-- BEGIN Information shown --

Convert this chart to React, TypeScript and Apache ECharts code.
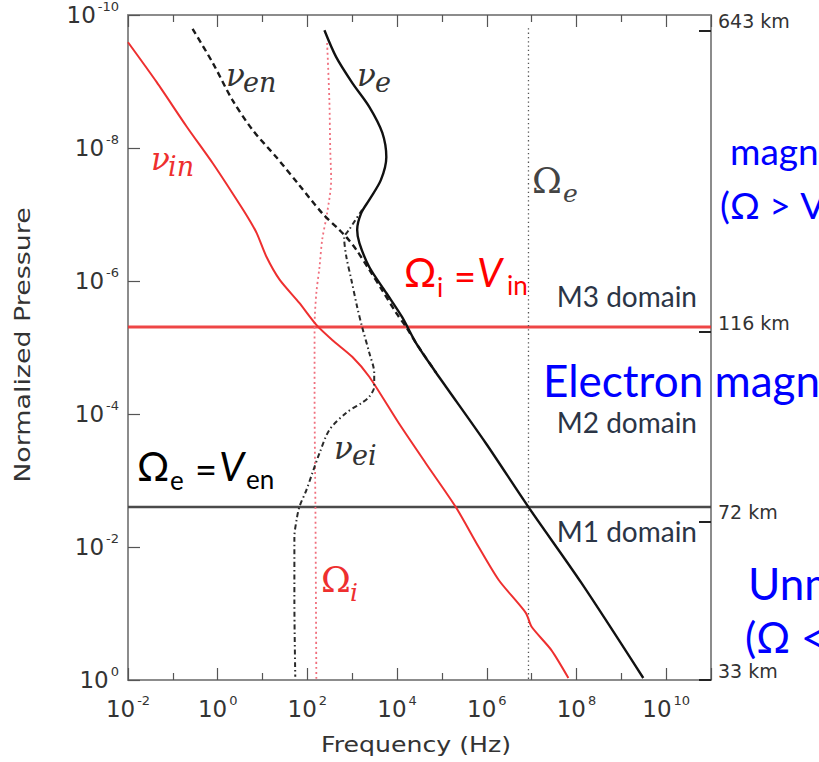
import React, { useEffect, useRef } from "react";
import * as echarts from "echarts";

// All curves are stored as [log10(frequency / Hz), log10(normalized pressure)].
const nuIn: [number, number][] = [
  [-2.0, -9.59], [-1.36, -8.99], [-0.69, -8.32], [-0.11, -7.77], [0.33, -7.32],
  [0.67, -6.96], [0.87, -6.72], [1.09, -6.36], [1.38, -6.02], [1.82, -5.67],
  [2.2, -5.34], [2.56, -5.11], [3.0, -4.86], [3.38, -4.56], [4.04, -3.86],
  [4.64, -3.26], [5.31, -2.6], [5.82, -2.0], [6.27, -1.5], [6.87, -1.01],
  [7.0, -0.8], [7.44, -0.45], [7.82, -0.03],
];

const nuE: [number, number][] = [
  [2.38, -9.77], [2.64, -9.37], [3.0, -8.98], [3.38, -8.62], [3.67, -8.23],
  [3.76, -7.86], [3.64, -7.52], [3.38, -7.22], [3.2, -7.02], [3.11, -6.77],
  [3.16, -6.57], [3.38, -6.21], [3.76, -5.82], [4.11, -5.46], [4.42, -5.07],
  [4.87, -4.62], [5.09, -4.41], [5.98, -3.56], [6.93, -2.6], [8.11, -1.46],
  [9.49, -0.03],
];

const nuEn: [number, number][] = [
  [-0.56, -9.79], [-0.11, -9.28], [0.33, -8.72], [0.78, -8.27], [1.31, -7.86],
  [1.82, -7.44], [2.33, -7.02], [2.71, -6.77], [2.87, -6.66], [3.09, -6.47],
  [3.38, -6.17], [3.67, -5.86], [3.98, -5.52], [4.2, -5.31], [4.42, -5.07],
  [4.87, -4.62],
];

const nuEi: [number, number][] = [
  [3.22, -7.07], [2.93, -6.77], [2.82, -6.65], [2.87, -6.36], [2.98, -6.02],
  [3.11, -5.61], [3.22, -5.31], [3.38, -4.92], [3.49, -4.62], [3.49, -4.41],
  [3.38, -4.26], [3.22, -4.17], [2.87, -4.02], [2.49, -3.76], [2.27, -3.41],
  [2.11, -3.11], [1.98, -2.86], [1.82, -2.6], [1.76, -2.41], [1.71, -2.15],
  [1.71, -1.2], [1.73, -0.05],
];

// Gyrofrequencies
const omegaI: [number, number][] = [
  [2.44, -9.58], [2.49, -8.72], [2.51, -7.97], [2.53, -7.52], [2.44, -7.02],
  [2.33, -6.62], [2.27, -6.21], [2.2, -5.82], [2.16, -5.31], [2.16, -4.32],
  [2.18, -2.5], [2.2, 0],
];
const omegaE: [number, number][] = [[6.93, -9.8], [6.93, 0]];

// Domain boundaries (log10 pressure)
const ionBoundary = -5.31;
const electronBoundary = -2.6;
const freqRange: [number, number] = [-2, 11];
const presRange: [number, number] = [-10, 0];

// Altitude scale on the right
const altitudePressure = [-9.77, -5.23, -2.38, 0];
const altitudeLabels = ["643 km", "116 km", "72 km", "33 km"];

const SANS = "Lato";
const SERIF = "DejaVu Serif";
const AXIS_FONT = "DejaVu Sans";

type TOpts = { italic?: boolean; align?: string; family?: string };
const txt = (text: string, x: number, y: number, size: number, color: string, o: TOpts = {}) => ({
  type: "text",
  x,
  y,
  silent: true,
  z: 100,
  style: {
    text,
    fontSize: size,
    fontFamily: o.family || SANS,
    fontStyle: o.italic ? "italic" : "normal",
    fill: color,
    align: o.align || "left",
    verticalAlign: "middle",
  },
});

const expLabel = (v: number) => (Math.round(v) % 2 === 0 ? `{b|10}{s|${Math.round(v)}}` : "");
const expRich = {
  b: { fontSize: 23, fontFamily: AXIS_FONT, color: "#333", lineHeight: 30 },
  s: { fontSize: 13, fontFamily: AXIS_FONT, color: "#333", verticalAlign: "top", padding: [0, 0, 0, 2] },
};

const lineSeries = (name: string, data: [number, number][], color: string, width: number, type: any, smooth = 0.25) => ({
  name,
  type: "line",
  data,
  showSymbol: false,
  smooth,
  lineStyle: { color, width, type },
  silent: true,
});

export default function App() {
  const ref = useRef<HTMLDivElement>(null);

  useEffect(() => {
    if (!ref.current) return;
    const chart = echarts.init(ref.current, null, { renderer: "svg" });

    const frame = { show: true, onZero: false, lineStyle: { color: "#8c8c8c", width: 2 } };
    const xBase = {
      type: "value",
      min: freqRange[0],
      max: freqRange[1],
      interval: 2,
      axisLine: frame,
      splitLine: { show: false },
      axisTick: { show: true, inside: true, length: 12, lineStyle: { color: "#555", width: 1.2 } },
      minorTick: { show: true, splitNumber: 2, length: 7, lineStyle: { color: "#555", width: 1.2 } },
    };

    const option: any = {
      animation: false,
      backgroundColor: "#fff",
      grid: { left: 128, top: 15, right: 108, bottom: 82, containLabel: false, outerBoundsMode: "none" },
      xAxis: [
        {
          ...xBase,
          position: "bottom",
          axisLabel: { formatter: expLabel, rich: expRich, margin: 14, showMaxLabel: false },
        },
        { ...xBase, position: "top", axisLabel: { show: false } },
      ],
      yAxis: [
        {
          type: "value",
          min: presRange[0],
          max: presRange[1],
          interval: 2,
          inverse: true,
          position: "left",
          axisLine: frame,
          splitLine: { show: false },
          axisTick: { show: true, inside: true, length: 12, lineStyle: { color: "#555", width: 1.2 } },
          axisLabel: { formatter: expLabel, rich: expRich, margin: 9 },
        },
        {
          type: "value",
          min: presRange[0],
          max: presRange[1],
          inverse: true,
          position: "right",
          axisLine: frame,
          splitLine: { show: false },
          axisTick: {
            show: true,
            inside: true,
            length: 12,
            customValues: altitudePressure,
            lineStyle: { color: "#222", width: 2 },
          },
          axisLabel: {
            customValues: altitudePressure,
            formatter: (v: number) => {
              const i = altitudePressure.findIndex((p) => Math.abs(p - v) < 1e-6);
              return i >= 0 ? altitudeLabels[i] : "";
            },
            fontFamily: AXIS_FONT,
            fontSize: 19,
            color: "#333",
            margin: 7,
            verticalAlign: "bottom",
          },
        },
      ],
      series: [
        lineSeries("ion boundary", [[freqRange[0], ionBoundary], [freqRange[1], ionBoundary]], "rgba(236,50,50,0.9)", 3, "solid", 0),
        lineSeries("electron boundary", [[freqRange[0], electronBoundary], [freqRange[1], electronBoundary]], "#4a4a4a", 2.5, "solid", 0),
        lineSeries("Omega_i", omegaI, "#f0707e", 1.8, [2, 3], 0.3),
        lineSeries("Omega_e", omegaE, "#555", 1.3, [1.3, 3], 0),
        lineSeries("nu_in", nuIn, "#ee2f2f", 2, "solid", 0.25),
        lineSeries("nu_en", nuEn, "#1a1a1a", 2.4, [6, 4], 0.3),
        lineSeries("nu_ei", nuEi, "#2a2a2a", 2, [5, 3, 1.5, 3], 0.3),
        lineSeries("nu_e", nuE, "#111", 2.4, "solid", 0.3),
      ],
      graphic: [
        // Axis titles
        {
          type: "text",
          x: 416,
          y: 744,
          scaleX: 1.2,
          silent: true,
          style: { text: "Frequency (Hz)", fontFamily: AXIS_FONT, fontSize: 21, fill: "#333", align: "center", verticalAlign: "middle" },
        },
        {
          type: "text",
          x: 23,
          y: 345,
          rotation: Math.PI / 2,
          scaleX: 1.28,
          silent: true,
          style: { text: "Normalized Pressure", fontFamily: AXIS_FONT, fontSize: 21, fill: "#333", align: "center", verticalAlign: "middle" },
        },
        // Curve labels
        txt("ν", 226, 75, 31, "#333", { italic: true, family: SERIF }),
        txt("en", 243, 82, 27, "#333", { italic: true, family: SERIF }),
        txt("ν", 357, 75, 31, "#333", { italic: true, family: SERIF }),
        txt("e", 375, 82, 27, "#333", { italic: true, family: SERIF }),
        txt("ν", 151, 159, 31, "#ee2f2f", { italic: true, family: SERIF }),
        txt("in", 168, 166, 27, "#ee2f2f", { italic: true, family: SERIF }),
        txt("ν", 334, 448, 31, "#333", { italic: true, family: SERIF }),
        txt("ei", 352, 455, 27, "#333", { italic: true, family: SERIF }),
        txt("Ω", 532, 180, 36, "#444", { family: SERIF }),
        txt("e", 563, 193, 25, "#444", { italic: true, family: SERIF }),
        txt("Ω", 321, 579, 36, "#ee2f2f", { family: SERIF }),
        txt("i", 350, 592, 25, "#ee2f2f", { italic: true, family: SERIF }),
        // Equality annotations
        txt("Ω", 404, 272, 40, "#ff0000"),
        txt("i", 437, 287, 26, "#ff0000"),
        txt("=", 454, 276, 38, "#ff0000"),
        txt("V", 477, 272, 40, "#ff0000", { italic: true }),
        txt("in", 507, 285, 26, "#ff0000"),
        txt("Ω", 137, 466, 40, "#000"),
        txt("e", 170, 480, 26, "#000"),
        txt("=", 195, 469, 38, "#000"),
        txt("V", 219, 466, 40, "#000", { italic: true }),
        txt("en", 246, 479, 26, "#000"),
        // Domain names
        txt("M3 domain", 697, 296, 28, "#2b3546", { align: "right" }),
        txt("M2 domain", 697, 422, 28, "#2b3546", { align: "right" }),
        txt("M1 domain", 697, 531, 28, "#2b3546", { align: "right" }),
        // Regime annotations
        txt("magnetized", 730, 150, 37, "#0000ff"),
        txt("(Ω > V)", 720, 204, 37, "#0000ff"),
        txt("Electron magnetized", 543, 380, 44, "#0000ff"),
        txt("Unmagnetized", 748, 583, 44, "#0000ff"),
        txt("(Ω < V)", 745, 637, 42, "#0000ff"),
      ],
    };

    chart.setOption(option);
    return () => chart.dispose();
  }, []);

  return (
    <div
      ref={ref}
      style={{ position: "absolute", left: 0, top: 0, width: 819, height: 762, overflow: "hidden", background: "#fff" }}
    />
  );
}
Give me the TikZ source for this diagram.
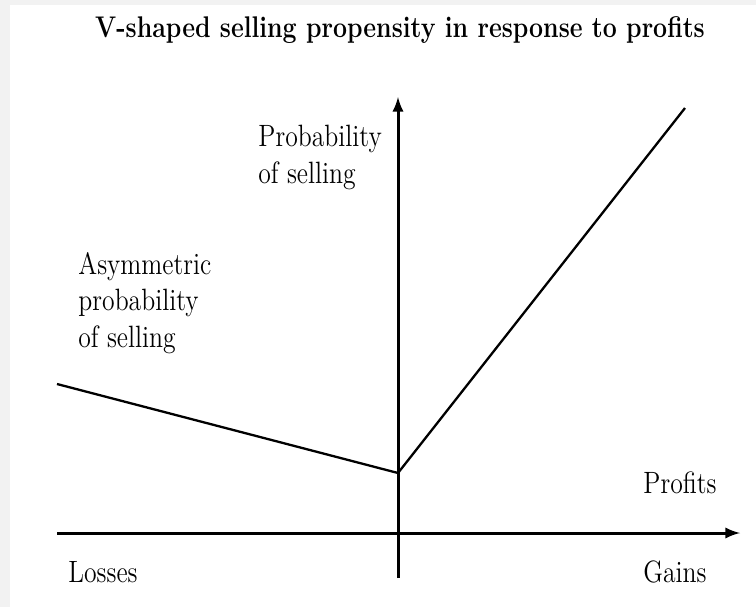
\documentclass[tikz,border=0pt]{standalone}
\usepackage{tikz}
\usetikzlibrary{arrows,positioning}

\begin{document}
\begin{tikzpicture}[x=0.5pt,y=-0.5pt,>=latex,
  axis/.style={->,line width=1.5pt},
  vline/.style={line width=1.15pt},
  lbl/.style={inner sep=0pt,yscale=1.2,font=\fontsize{12.85}{15.2}\selectfont},
  head/.style={inner sep=0pt,yscale=1.2,font=\bfseries\fontsize{12.45}{14}\selectfont}]
\useasboundingbox (0,0) rectangle (756,607);
\fill[gray!10] (0,0) rectangle (756,607);
\fill[white] (10,5) rectangle (756,607);
% axes
\coordinate (xstart) at (57,533);
\coordinate (xend) at (740,533);
\coordinate (ystart) at (398,578);
\coordinate (yend) at (398,97);
\draw[axis] (xstart) -- (xend);
\draw[axis] (ystart) -- (yend);
% selling propensity
\coordinate (lossend) at (57,384);
\coordinate (kink) at (398,473);
\coordinate (gainend) at (685,108);
\draw[vline] (lossend) -- (kink) -- (gainend);
% labels
\node[head,anchor=base] (title) at (400,37) {V-shaped selling propensity in response to profits};
\node[lbl,anchor=north west,align=left] (prob) at (258,125) {Probability\\of selling};
\node[lbl,anchor=north west,align=left] (asym) at (78,252) {Asymmetric\\probability\\of selling};
\node[lbl,anchor=base west] (profits) at (643,493) {Profits};
\node[lbl,anchor=base west] (losses) at (68,582) {Losses};
\node[lbl,anchor=base west] (gains) at (643,582) {Gains};
\end{tikzpicture}
\end{document}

-- END Information shown --

With pictures left out, repeat exactly the lines from the line bearing "Give me the TikZ source for this diagram." through the final line of the records above.

Give me the TikZ source for this diagram.
\documentclass[tikz,border=0pt]{standalone}
\usepackage{tikz}
\usetikzlibrary{arrows,positioning}

\begin{document}
\begin{tikzpicture}[x=0.5pt,y=-0.5pt,>=latex,
  axis/.style={->,line width=1.5pt},
  vline/.style={line width=1.15pt},
  lbl/.style={inner sep=0pt,yscale=1.2,font=\fontsize{12.85}{15.2}\selectfont},
  head/.style={inner sep=0pt,yscale=1.2,font=\bfseries\fontsize{12.45}{14}\selectfont}]
\useasboundingbox (0,0) rectangle (756,607);
\fill[gray!10] (0,0) rectangle (756,607);
\fill[white] (10,5) rectangle (756,607);
% axes
\coordinate (xstart) at (57,533);
\coordinate (xend) at (740,533);
\coordinate (ystart) at (398,578);
\coordinate (yend) at (398,97);
\draw[axis] (xstart) -- (xend);
\draw[axis] (ystart) -- (yend);
% selling propensity
\coordinate (lossend) at (57,384);
\coordinate (kink) at (398,473);
\coordinate (gainend) at (685,108);
\draw[vline] (lossend) -- (kink) -- (gainend);
% labels
\node[head,anchor=base] (title) at (400,37) {V-shaped selling propensity in response to profits};
\node[lbl,anchor=north west,align=left] (prob) at (258,125) {Probability\\of selling};
\node[lbl,anchor=north west,align=left] (asym) at (78,252) {Asymmetric\\probability\\of selling};
\node[lbl,anchor=base west] (profits) at (643,493) {Profits};
\node[lbl,anchor=base west] (losses) at (68,582) {Losses};
\node[lbl,anchor=base west] (gains) at (643,582) {Gains};
\end{tikzpicture}
\end{document}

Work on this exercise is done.